The Uyghur co-founder of a school in northwest China’s Xinjiang Uyghur Autonomous Region (XUAR) who was detained in June last year is being held in an internment camp, presumably because the school taught courses in Turkish, according to sources familiar with the case.
Hesenjan Ismail, a graduate of the Dalian University of Technology in China’s Liaoning province who in 2009 launched the 606 Language School in Korla (in Chinese, Kuerle) city, in the XUAR’s Bayin’gholin Mongol (Bayinguoleng Menggu) Autonomous Prefecture, was detained 16 months ago, according to his former business partner, Elijan Amet.
“When I left the country, I handed everything over to Hesenjan,” Amet, who moved to Belgium in 2018, recently told RFA’s Uyghur Service.
“He was detained in June last year and there has been no news of him since.”
While Amet said he was unable to confirm the reason for Ismail’s detention, he believes it was because the 606 Language School had offered classes in Turkish amid a growing interest among Uyghurs to visit Turkey—a country which has since been blacklisted by authorities for travel by Uyghurs due to the perceived threat of religious extremism.
“In my opinion, the reason could be that our school taught languages, including Turkish,” he said.
“At the time of my departure, we had a lot of students who were enrolled in the Turkish course as, during 2014 and 2015, a huge number of people showed interest in travelling to Turkey. In Korla city, both the young and old were very keen to learn Turkish.”
According to Amet, all of the teaching materials used by the school had been published by the official Xinhua Publishing House and were approved by the state.
“We never used any unapproved or illegal materials for our teaching, but amid the current political atmosphere, the authorities might have linked [the teaching of Turkish] to the movement of Pan-Turkism,” he said.
Authorities are believed to have held more than 1.5 million Uyghurs and other Muslim minorities accused of harboring “strong religious views” and “politically incorrect” ideas in a vast network of internment camps in the XUAR since April 2017.
While Beijing initially denied the existence of the camps, China this year changed tack and began describing the facilities as “boarding schools” that provide vocational training for Uyghurs, discourage radicalization, and help protect the country from terrorism.
Reporting by RFA’s Uyghur Service and other media organizations, however, has shown that those in the camps are detained against their will and subjected to political indoctrination, routinely face rough treatment at the hands of their overseers, and endure poor diets and unhygienic conditions in the often overcrowded facilities.
Assets seized
According to Amet, after the initial success of the 606 Language School, the two co-founders opened a branch office of an Australia-based currency firm and were generating healthy profits.
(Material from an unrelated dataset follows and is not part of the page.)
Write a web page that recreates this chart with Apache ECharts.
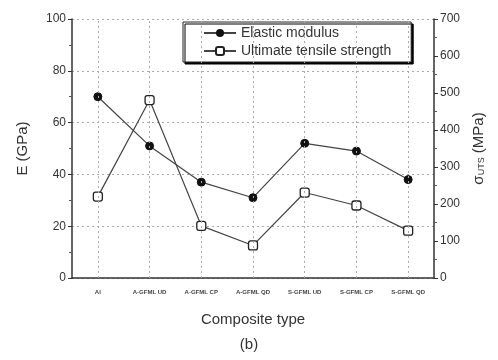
<!DOCTYPE html>
<html><head><meta charset="utf-8">
<script src="https://cdn.jsdelivr.net/npm/echarts@6/dist/echarts.min.js"></script>
<style>html,body{margin:0;padding:0;background:#fff}#c{width:498px;height:360px}</style>
</head><body><div id="c"></div>
<script>
const categories = ['Al','A-GFML UD','A-GFML CP','A-GFML QD','S-GFML UD','S-GFML CP','S-GFML QD'];
const modulus = [70, 51, 37, 31, 52, 49, 38];
const uts = [220, 481, 141, 88, 231, 196, 128];
const leftTicks = [0, 100, 20];
const rightTicks = [0, 700, 100];

const chart = echarts.init(document.getElementById('c'));
const txt = '#333';
chart.setOption({
  animation: false,
  backgroundColor: '#fff',
  textStyle: {fontFamily: 'Liberation Sans, Arial, sans-serif'},
  grid: {left: 72, right: 64, top: 19, bottom: 82},
  legend: {
    orient: 'vertical', left: 183, top: 22,
    padding: [4, 20, 4, 20], itemGap: 4, itemWidth: 32, itemHeight: 10,
    borderColor: '#222', borderWidth: 1, backgroundColor: '#fff',
    shadowColor: '#000', shadowOffsetX: 2, shadowOffsetY: 2, shadowBlur: 0,
    textStyle: {fontSize: 14, lineHeight: 14, color: txt},
    data: ['Elastic modulus', 'Ultimate tensile strength']
  },
  xAxis: {
    type: 'category', data: categories, boundaryGap: true,
    name: 'Composite type', nameLocation: 'middle', nameGap: 34,
    nameTextStyle: {fontSize: 15, color: txt},
    axisLine: {lineStyle: {color: '#333', width: 1.5}},
    axisTick: {alignWithLabel: true, length: 4, lineStyle: {color: '#333'}},
    axisLabel: {fontSize: 6, fontWeight: 'bold', color: '#444', margin: 11},
    splitLine: {show: false}
  },
  yAxis: [{
    type: 'value', min: leftTicks[0], max: leftTicks[1], interval: leftTicks[2],
    name: 'E (GPa)', nameLocation: 'middle', nameGap: 42,
    nameTextStyle: {fontSize: 15, color: txt},
    axisLine: {show: true, lineStyle: {color: '#333', width: 1.5}},
    axisTick: {show: true, length: 4, lineStyle: {color: '#333'}},
    minorTick: {show: true, splitNumber: 2, length: 3, lineStyle: {color: '#555'}},
    axisLabel: {fontSize: 12, color: txt, margin: 6},
    splitLine: {show: true, lineStyle: {color: '#aaa', type: [2, 3], width: 1}}
  }, {
    type: 'value', min: rightTicks[0], max: rightTicks[1], interval: rightTicks[2],
    name: '{s|σ}{sub|UTS}{s| (MPa)}', nameLocation: 'middle', nameGap: 36, nameRotate: 90,
    nameTextStyle: {color: txt, rich: {s: {fontSize: 15, color: txt}, sub: {fontSize: 9, color: txt, verticalAlign: 'bottom', padding: [6, 0, 0, 0]}}},
    axisLine: {show: true, lineStyle: {color: '#333', width: 1.5}},
    axisTick: {show: true, length: 4, lineStyle: {color: '#333'}},
    minorTick: {show: true, splitNumber: 2, length: 3, lineStyle: {color: '#555'}},
    axisLabel: {fontSize: 12, color: txt, margin: 6},
    splitLine: {show: false}
  }],
  series: [{
    name: 'Elastic modulus', type: 'line', yAxisIndex: 0, data: modulus,
    symbol: 'circle', symbolSize: 8,
    lineStyle: {color: '#444', width: 1.2},
    itemStyle: {color: '#111', borderColor: '#111'},
    markLine: {
      silent: true, symbol: 'none', label: {show: false},
      lineStyle: {color: '#aaa', type: [2, 3], width: 1},
      data: categories.map(c => ({xAxis: c}))
    }
  }, {
    name: 'Ultimate tensile strength', type: 'line', yAxisIndex: 1, data: uts,
    symbol: 'roundRect', symbolSize: 9,
    lineStyle: {color: '#444', width: 1.2},
    itemStyle: {color: '#fff', borderColor: '#222', borderWidth: 1.3}
  }],
  graphic: [{
    type: 'text', left: 'center', top: 337,
    style: {text: '(b)', fontSize: 15, fill: txt, fontFamily: 'Liberation Sans, Arial, sans-serif'}
  }]
});
</script></body></html>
But after authorities detained Ismail, they seized the school’s assets, which were valued at around 3 million yuan (U.S. $420,000), he said. It was not immediately clear whether the branch assets of the currency firm were also confiscated.
Amet said that Ismail is married with a child, but did not have any information on what had become of them in his absence.
When asked by RFA whether Ismail had been sent to an internment camp, a staffer at the Korla City Education Bureau simply said, “Yes,” before referring further questions to a different office.
But RFA also spoke with a staff worker at a camp in the area who confirmed under condition of anonymity that Ismail was taken for internment “nearly a year” earlier, and said he believed “he is in the internment camp in [Korla’s] He Jing district.”
The camp staffer told RFA he could not remember the reason for Ismail’s detention or how many people were being held along with him.
Ismail is one of many Uyghur professionals and intellectuals who have been identified as detainees in XUAR internment camps, and who defy claims by authorities that those held in the facilities are in need of “vocational training.”
Mass incarcerations
Mass incarcerations in the XUAR, as well as other policies seen to violate the rights of Uyghurs and other Muslims, have led to increasing calls by the international community to hold Beijing accountable for its actions in the region.
Recently, at an event on the side lines of the United Nations General Assembly in New York, U.S. Deputy Secretary of State John J. Sullivan said that the U.N. had failed to hold China to account over its policies in the XUAR and should demand unfettered access to the region to investigate reports of the mass incarceration and other rights abuses against ethnic Uyghurs.
The U.S. Senate last month unanimously passed the first legislation by any nation in response to human rights abuses against ethnic Uyghurs in the XUAR, which would authorize regular monitoring of the situation by various government bodies.
The bipartisan Uyghur Human Rights Policy Act, introduced by Senators Marco Rubio of Florida and Bob Menendez of New Jersey, would appoint a special State Department coordinator on the XUAR and require regular reports on the region’s internment camps, surveillance network and security threats posed by an ongoing crackdown on the Uyghur people—if ratified by the House of Representatives.